Student Pharmacist Mia Lussier Works to Raise Awareness of Opioid Epidemic

by Web Services
Mia Lussier

Wilkes University student pharmacist Mia Lussier of Somerset, Mass., isn’t waiting until she receives her degree to start educating others about addiction. Lussier, a second-year student pharmacist, is starting the “Luzerne County Faces of Addiction” campaign which aims to raise awareness of the effects of addiction — all through the power of story.

Lussier is working with a joint opioid epidemic and addiction committee formed with members from the Wilkes chapters of the American Pharmacist Association and the Pennsylvania Pharmacist Association, on the campaign. The project will include sharing videos, voice memos and written stories about those who face addiction or those impacted by it, such as friends and family members. Inspired by a similar project in her hometown, called Faces of Addiction New Bedford, Lussier wants to use the idea to share the stories of those in Luzerne County.

“I was just handed the project and the more I read about it, the more I realized this was a topic I could get into.”
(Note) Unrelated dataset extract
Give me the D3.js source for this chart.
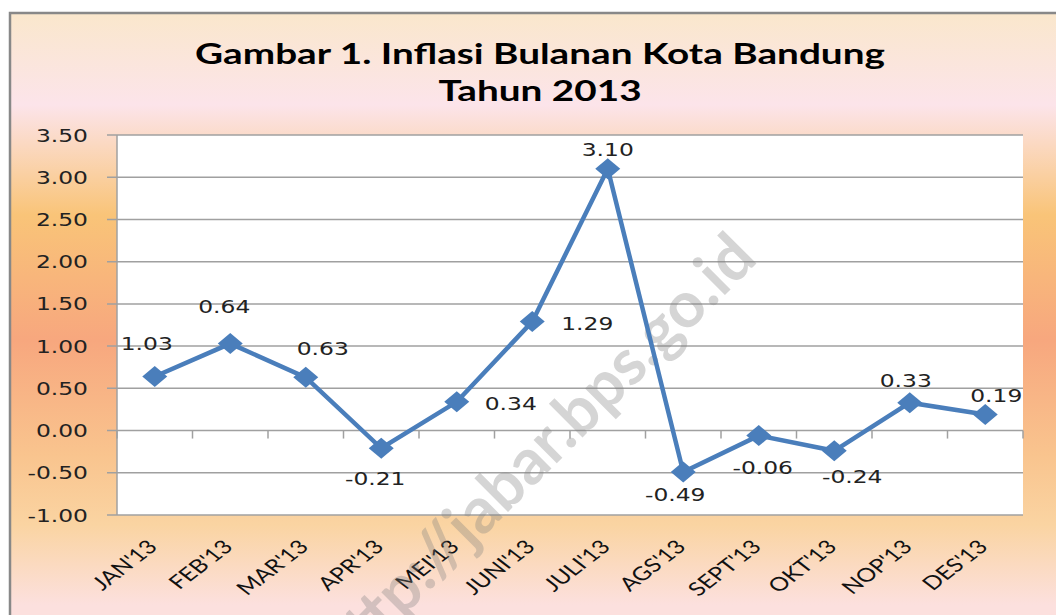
<!DOCTYPE html>
<html>
<head>
<meta charset="utf-8">
<script src="https://cdn.jsdelivr.net/npm/d3@7"></script>
<style>
  html, body { margin: 0; padding: 0; background: #fff; }
  svg { display: block; }
</style>
</head>
<body>
<svg id="chart" width="1056" height="615"></svg>
<script>
// ---- data ----
const titleLines = ["Gambar 1. Inflasi Bulanan Kota Bandung", "Tahun 2013"];
const categories = ["JAN'13","FEB'13","MAR'13","APR'13","MEI'13","JUNI'13","JULI'13","AGS'13","SEPT'13","OKT'13","NOP'13","DES'13"];
const values = [0.64, 1.03, 0.63, -0.21, 0.34, 1.29, 3.10, -0.49, -0.06, -0.24, 0.33, 0.19];
const valueLabels = ["1.03","0.64","0.63","-0.21","0.34","1.29","3.10","-0.49","-0.06","-0.24","0.33","0.19"];
const yTicks = [-1.0, -0.5, 0.0, 0.5, 1.0, 1.5, 2.0, 2.5, 3.0, 3.5];
const watermark = "http://jabar.bps.go.id";

// ---- label placement (style) ----
const labelOffsets = [[-8,-33],[-6,-37],[17,-29],[-6,30],[54,2],[55,2],[0,-19],[-8,23],[4,32],[18,26],[-4,-22],[11,-19]];

const svg = d3.select("#chart");
const W = 1056, H = 615;
const plot = {left: 117, right: 1023, top: 135, bottom: 515};
const stretch = 1.3;
const lineColor = "#4A7EBB";
const gridColor = "#A0A0A0";

// background gradient
const defs = svg.append("defs");
const grad = defs.append("linearGradient").attr("id","bg")
  .attr("gradientUnits","userSpaceOnUse").attr("x1",0).attr("y1",13).attr("x2",0).attr("y2",615);
[[13,"#FAE7CC"],[105,"#FCE4EA"],[215,"#F9C478"],[340,"#F7A77E"],[455,"#F9C48E"],[525,"#FAD4A2"],[605,"#FCE0DE"]]
  .forEach(([y,c]) => grad.append("stop").attr("offset", ((y-13)/(615-13))).attr("stop-color", c));

svg.append("rect").attr("x",0).attr("y",0).attr("width",W).attr("height",H).attr("fill","#fff");
svg.append("rect").attr("x",10).attr("y",13).attr("width",1100).attr("height",700)
  .attr("fill","url(#bg)").attr("stroke","#888").attr("stroke-width",2.5);

// title
const tg = svg.append("g");
const t1 = tg.append("text").text(titleLines[0])
  .attr("font-family","Lato, 'Open Sans', sans-serif").attr("font-weight","bold").attr("font-size",29).attr("fill","#000");
const natural = t1.node().getComputedTextLength();
const ts = 690 / natural;
t1.attr("text-anchor","middle").attr("transform",`translate(540,64) scale(${ts},1)`);
tg.append("text").text(titleLines[1])
  .attr("font-family","Lato, 'Open Sans', sans-serif").attr("font-weight","bold").attr("font-size",29).attr("fill","#000")
  .attr("text-anchor","middle").attr("transform",`translate(540,101) scale(${ts},1)`);

// plot area
svg.append("rect").attr("x",plot.left).attr("y",plot.top)
  .attr("width",plot.right-plot.left).attr("height",plot.bottom-plot.top).attr("fill","#fff");

const x = d3.scaleBand().domain(categories).range([plot.left, plot.right]).padding(0);
const y = d3.scaleLinear().domain([-1, 3.5]).range([plot.bottom, plot.top]);

// gridlines + y ticks
svg.append("g").selectAll("line").data(yTicks).join("line")
  .attr("x1", plot.left - 10).attr("x2", plot.right)
  .attr("y1", d => y(d)).attr("y2", d => y(d))
  .attr("stroke", gridColor).attr("stroke-width", 1.5);
svg.append("line").attr("x1",plot.left).attr("x2",plot.left).attr("y1",plot.top).attr("y2",plot.bottom)
  .attr("stroke",gridColor).attr("stroke-width",1.5);

svg.append("g").selectAll("text").data(yTicks).join("text")
  .text(d => d3.format(".2f")(d).replace("−","-"))
  .attr("text-anchor","end")
  .attr("transform", d => `translate(88,${y(d)+6.5}) scale(${stretch},1)`)
  .attr("font-family","'DejaVu Sans', Verdana, sans-serif").attr("font-size",18).attr("fill","#222");

// category ticks on zero line
const bounds = categories.map(c => x(c)).concat([plot.right]);
svg.append("g").selectAll("line").data(bounds).join("line")
  .attr("x1", d => d).attr("x2", d => d)
  .attr("y1", y(0)).attr("y2", y(0) + 8)
  .attr("stroke", gridColor).attr("stroke-width", 1.5);

// x labels
svg.append("g").selectAll("text").data(categories).join("text")
  .text(d => d)
  .attr("text-anchor","end")
  .attr("transform", d => `translate(${x(d) + x.bandwidth()/2 + 4},548) scale(${stretch},1) rotate(-45)`)
  .attr("font-family","Lato, 'Open Sans', sans-serif").attr("font-size",19).attr("fill","#111");

// watermark
svg.append("text").text(watermark)
  .attr("text-anchor","middle")
  .attr("transform","translate(552,468) rotate(-45)")
  .attr("font-family","Lato, 'Open Sans', sans-serif").attr("font-weight","bold").attr("font-size",64)
  .attr("fill","#7f7f7f").attr("fill-opacity",0.33);

// line
const cx = d => x(d) + x.bandwidth()/2;
const line = d3.line().x((d,i) => cx(categories[i])).y(d => y(d));
svg.append("path").datum(values).attr("d", line)
  .attr("fill","none").attr("stroke",lineColor).attr("stroke-width",4.5).attr("stroke-linejoin","miter");

// markers
svg.append("g").selectAll("path").data(values).join("path")
  .attr("d","M0,-10.5L12.5,0L0,10.5L-12.5,0Z")
  .attr("transform",(d,i) => `translate(${cx(categories[i])},${y(d)})`)
  .attr("fill",lineColor);

// data labels
svg.append("g").selectAll("text").data(values).join("text")
  .text((d,i) => valueLabels[i])
  .attr("text-anchor","middle")
  .attr("transform",(d,i) => `translate(${cx(categories[i]) + labelOffsets[i][0]},${y(d) + labelOffsets[i][1] + 6.5}) scale(${stretch},1)`)
  .attr("font-family","'DejaVu Sans', Verdana, sans-serif").attr("font-size",18).attr("fill","#222");
</script>
</body>
</html>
“I thought it was really cool that it wasn’t just focusing on the people who had the addiction but everyone else. So even if you say, ‘I’m never going to try any of that,’ it doesn’t mean you won’t be affected by it,” Lussier said. Currently, Lussier is inviting Wilkes students as well as the community to submit their stories. She hopes to soon be able to share the submissions with the public.

Addiction was not a topic Lussier thought she would be interested in until she completed an internship with Geisinger Health System in the summer 2017. She worked on research focusing on the use of naloxone, a short-acting drug administered in overdose emergency situations to block ingested opioids. Lussier focused on the extent to which it was prescribed and how often it is actually filled. “I was just handed the project and the more I read about it, the more I realized this was a topic I could get into,” she said. Lussier presented her findings at a local and national conference during the fall semester.

While Lussier was certain she wanted to study pharmacy when she went to college, her passion for athletics drove her to choose Wilkes. Knowing she wanted to play collegiate softball, Lussier narrowed down her choices to two universities. Wilkes was the winner. Lussier is now an outfielder for the team. “I liked it here,” she said, adding, “It’s what I tell recruits–just feel it. Do you feel like you’ll be okay here? Because that’s what’s important and for me, it felt like a good place.”

Balancing a rigorous class schedule and athletics is no easy feat but one made possible through the Wilkes athletics staff. Lussier explained that in weeks with multiple class assignments and exams, softball coach Sarah Leavenworth Maulorico has made it easy for her to be a student and an athlete.

Lussier also has taken on roles in numerous pharmacy organizations such as American Pharmacists Association where she serves as the Operation Immunization co-chair and Lambda Kappa Sigma professional pharmacy fraternity where she is the president-elect. Recently, she was accepted into Phi Lambda Sigma, the pharmacy leadership society. Lussier is also a member of the National Community Pharmacist’s Association, American Society of Health System Pharmacists, The American College of Clinical Pharmacy, The Pennsylvania Pharmacists Association, and sits on the Wilkes pharmacy curriculum committee.

Through these organizations, Lussier has participated in many community service projects like volunteering with CEO Food Bank, Backpack Project for the Homeless, and volunteer shifts at free clinics. She has taken special interest in certain outreach. With Lambda Kappa Sigma, Lussier organized an entertainment drive, collecting toys, games, movies and books for the patients at Janet Weis Children’s Hospital. After falling ill herself while in high school, Lussier was hospitalized with minimal activities. Reflecting on this, the collection was her way of giving back.

Looking ahead, Lussier has applied for an internship with The Johns Hopkins Hospital which she hopes will give her insight into what path she will take as a pharmacist. Right now, her goal after graduation is to pursue a master’s of public health and to work for a large health system following post-graduate residency or fellowship training.